In reality, Hindu fundamentalism, Muslim fundamentalism in the Middle East, Zionist fundamentalism in Israel, and right-wing Christian Fundamentalism in our own country are all sides of the same coin. Once we choose to recognize the BJP’s circus-like antics conducted in the ostensible name of a “pure” Hinduism as what they really constitute, it becomes clear that Hindu nationalism, when stripped to its core, is merely a case of naked political instrumentalism. Unfortunately, some romantic, false ideal of the Hindu religion has become just another rallying point for Machiavellian officials like Narendra Modi — a tactic to distract the Indian public from the government’s true failings to address the chronic problems of poverty and corruption plaguing the country.

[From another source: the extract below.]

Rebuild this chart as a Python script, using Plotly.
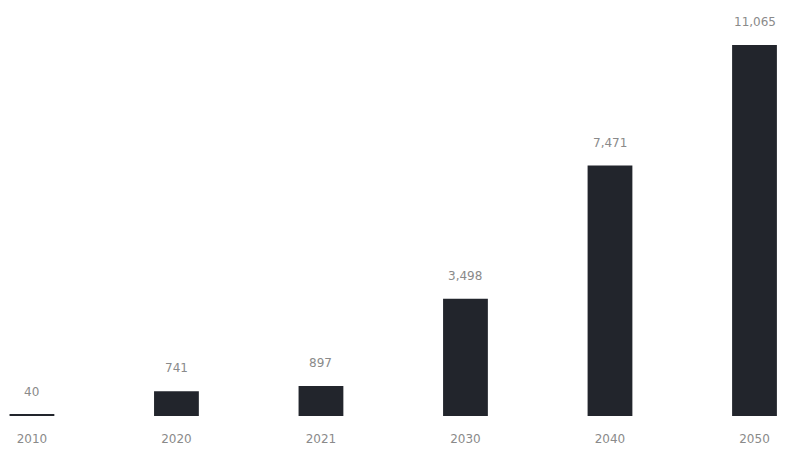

But there is a particular urgency to the Indian case. Hindu-Muslim violence in the region, whether during Partition, in Kashmir, or more recently in Godhra, has always been characterized by what I’ll call the “reprisal effect” — one act of violence begets another act of revenge begets another, and so on. As access to more lethal weapons increases, as religious hatred becomes a more blatant element of official national rhetoric, and as the latter continues to deafen domestic dissent about massacres such as last year’s Gujarat killings, the “reprisal effect” gradually approaches all-out warfare. Gandhi’s famous proclamation that “an eye for an eye leaves the whole world blind” has never rung truer than now, as we witness the dangerous effects of individuals like Togadia blatantly placing the concept of revenge at the center of their demagoguery.

As Americans, we need to look beyond the simplistic Manichean rhetoric our leaders shell out regarding the domestic politics of our national enemies and allies, and remember that fascism and “fundamentalism” are not so far away from what our government celebrates as their alternatives. And we can do more. The Sangh Parivar has effectively globalized its appalling movement by mobilizing many of the funds necessary to fuel communal activities in India from international networks of rich Hindus in the diaspora — from the U.S. and Canada to Mauritius and Malaysia. Against this globalization of hate we can work towards a globalization of awareness of the atrocities committed in the name of Hindu nationalism, and thus enrich the efforts of domestic Indian dissenters to overcome such hateful political instrumentalism. For, in fact, our acceptance of the gross distortions of “democracy” that we are witnessing in India today threatens the futures of more meaningful, socially just visions of the word for the entire rest of the world. And it is these collective visions of possible alternatives, better futures — and our dedication to working for them — that will ultimately sustain the fight against faith-based bigotry in India.